La stratégie de Taïwan face à la pandémie : quels enseignements pour les pays européens ?

Résumé

Taïwan, démocratie prospère de 23 millions d’habitants, s’est protégée particulièrement efficacement de l’épidémie de Covid-19. Pendant 16 mois, entre janvier 2020 et avril 2021, elle a enregistré au total moins de 1 200 cas avérés, dont seulement une centaine de transmissions locales, et 12 morts. Confrontée à un épisode de contamination communautaire à partir de mai 2021, l’île est parvenue en deux mois à ramener le nombre quotidien de cas en dessous de 20 fin juillet, sans imposer de confinement aussi strict qu’en Europe. La stratégie qui lui a permis de faire face à l’épidémie avec un tel succès constitue une utile source d’enseignements.

L’expérience taïwanaise doit d’abord encourager à améliorer et à rendre plus autonomes les outils nationaux de vigilance et de réponse épidémique, les alertes et recommandations de l’Organisation mondiale de la santé (OMS) s’étant révélées insuffisantes. L’exemple de Taïwan a illustré le bénéfice sanitaire de l’adoption de mesures beaucoup plus précoces et rigoureuses que ce que recommandait l’Organisation.

Les pays européens doivent ensuite se poser la question de l’articulation entre science et société face à une telle crise épidémique. En effet, au moment où la plupart des experts européens en santé publique minimisaient le risque épidémique dans les premières semaines de la crise, début 2020, les experts taïwanais, comme ceux de nombreux pays asiatiques, alertaient au contraire leurs autorités et les populations sur la gravité potentielle de la situation. Il serait utile de comprendre les raisons de cette carence initiale de l’expertise européenne, et les raisons pour lesquelles les alertes provenant des spécialistes asiatiques n’ont pas été entendues en Europe. En outre, dans la suite de l’épidémie, s’est installé un déficit chronique de confiance des populations européennes envers le consensus scientifique, consensus lui-même fragilisé de l’intérieur par des experts contestataires très médiatisés. La population de Taïwan, au contraire, a largement fait confiance aux experts, et ces derniers ont fait front commun à la fois entre eux et avec les autorités chargées de la gestion de l’épidémie, ce qui a considérablement accéléré et renforcé l’adoption par la population des mesures de protection.

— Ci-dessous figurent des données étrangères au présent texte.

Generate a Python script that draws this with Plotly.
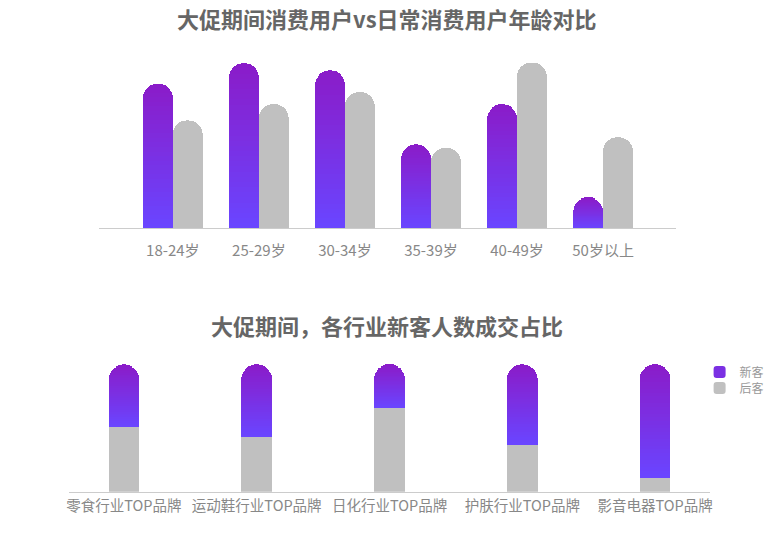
import plotly.graph_objects as go

# ---------------- data ----------------
age_groups = ["18-24岁", "25-29岁", "30-34岁", "35-39岁", "40-49岁", "50岁以上"]
promo_users = [20.5, 23.4, 22.4, 11.9, 17.6, 4.3]   # 大促期间消费用户 (%)
daily_users = [15.3, 17.6, 19.3, 11.4, 23.5, 12.9]  # 日常消费用户 (%)

industries = ["零食行业TOP品牌", "运动鞋行业TOP品牌", "日化行业TOP品牌", "护肤行业TOP品牌", "影音电器TOP品牌"]
new_customers = [49, 57, 34, 63, 89]   # 新客 (%)
old_customers = [51, 43, 66, 37, 11]   # 后客 (%)

# ---------------- style ----------------
TOP_RGB = (138, 28, 201)
BOTTOM_RGB = (106, 69, 255)
GRAY = "#c0c0c0"
N_SLICES = 32
W, H = 780, 546


def grad(i):
    t = i / (N_SLICES - 1)
    r, g, b = (round(BOTTOM_RGB[k] + (TOP_RGB[k] - BOTTOM_RGB[k]) * t) for k in range(3))
    return f"rgb({r},{g},{b})"


fig = go.Figure()

# top chart: purple gradient bars made of stacked slices
bw1 = 0.346
for i in range(N_SLICES):
    fig.add_trace(go.Bar(
        x=age_groups, y=[v / N_SLICES for v in promo_users],
        xaxis="x", yaxis="y", offset=-bw1, width=bw1,
        marker=dict(color=grad(i), line=dict(width=0)),
        showlegend=False, hoverinfo="skip", name="大促期间消费用户",
    ))
fig.add_trace(go.Bar(
    x=age_groups, y=daily_users, xaxis="x2", yaxis="y",
    offset=0, width=bw1, marker=dict(color=GRAY, line=dict(width=0)),
    showlegend=False, name="日常消费用户",
))

# bottom chart: gray base + purple gradient on top
bw2 = 0.232
fig.add_trace(go.Bar(
    x=industries, y=old_customers, xaxis="x3", yaxis="y3",
    width=bw2, marker=dict(color=GRAY, line=dict(width=0)),
    name="后客", showlegend=True, legend="legend2",
))
for i in range(N_SLICES):
    fig.add_trace(go.Bar(
        x=industries, y=[v / N_SLICES for v in new_customers],
        xaxis="x3", yaxis="y3", width=bw2,
        marker=dict(color=grad(i), line=dict(width=0)),
        name="新客", showlegend=(i == N_SLICES // 2), legend="legend",
        hoverinfo="skip",
    ))


def py(px):
    return 1 - px / H


common_x = dict(type="category", showgrid=False, zeroline=False, ticks="",
                fixedrange=True)
legend_common = dict(x=702 / W, xanchor="left", yanchor="middle",
                     font=dict(size=12, color="#999999"), bgcolor="rgba(0,0,0,0)",
                     itemwidth=30, tracegroupgap=0)

fig.update_layout(
    width=W, height=H, margin=dict(l=0, r=0, t=0, b=0),
    paper_bgcolor="white", plot_bgcolor="white",
    barmode="stack", barcornerradius="50%",
    font=dict(family="Noto Sans CJK SC, Noto Sans, sans-serif", color="#888888"),
    xaxis=dict(**common_x, domain=[97 / W, 678 / W], range=[-0.855, 5.845], anchor="y",
               showline=True, linecolor="#cccccc", linewidth=1,
               tickfont=dict(size=15, color="#888888"), ticklabelstandoff=9),
    xaxis2=dict(**common_x, domain=[97 / W, 678 / W], range=[-0.855, 5.845], anchor="y",
                overlaying="x", visible=False),
    yaxis=dict(domain=[py(228.3), py(50)], range=[0, 25.29], visible=False, fixedrange=True),
    xaxis3=dict(**common_x, domain=[67 / W, 712 / W], range=[-0.41, 4.41], anchor="y3",
                showline=True, linecolor="#cccccc", linewidth=1,
                tickfont=dict(size=14.5, color="#888888"), ticklabelstandoff=1),
    yaxis3=dict(domain=[py(491.7), py(350)], range=[0, 111.2], visible=False, fixedrange=True),
    legend=dict(**legend_common, y=py(372)),
    legend2=dict(**legend_common, y=py(388)),
    annotations=[
        dict(text="<b>大促期间消费用户vs日常消费用户年龄对比</b>", x=386.5 / W, y=py(18),
             xref="paper", yref="paper", showarrow=False, xanchor="center", yanchor="middle",
             font=dict(size=22, color="#666666")),
        dict(text="<b>大促期间，各行业新客人数成交占比</b>", x=387 / W, y=py(325),
             xref="paper", yref="paper", showarrow=False, xanchor="center", yanchor="middle",
             font=dict(size=22, color="#666666")),
    ],
)

fig.write_html("out.html")
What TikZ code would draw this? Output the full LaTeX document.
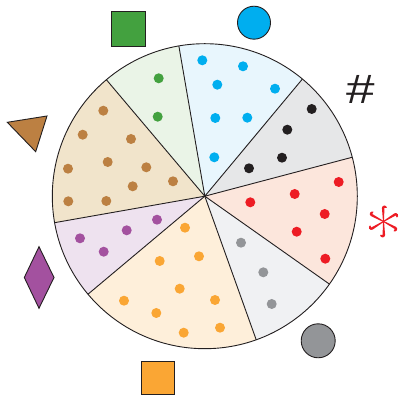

L’expérience de Taïwan illustre enfin que les régimes démocratiques ne sont pas moins bien armés que les régimes autoritaires pour lutter vigoureusement contre la propagation d’une épidémie, à condition de faire pleinement et sans tarder usage de l’arsenal sanitaire à leur disposition. Le bilan en termes de restrictions des libertés individuelles est a posteriori très nettement favorable à la méthode choisie à Taïwan, qui a imposé des contraintes d’isolement très fortes mais très ciblées sur les personnes infectées, les cas contacts et les voyageurs en provenance de l’étranger, et qui a ainsi évité, ou au moins retardé, une partie importante des contraintes imposées dans les pays européens à l’ensemble de la population lors des confinements généralisés. Cette stratégie taïwanaise, dont les bénéfices en termes de mortalité et de santé publique sont évidents, s’est donc aussi révélée, jusqu’à présent, beaucoup moins coûteuse économiquement, socialement et budgétairement que la politique de gestion du « vivre avec » qui s’est imposée dans un grand nombre de pays.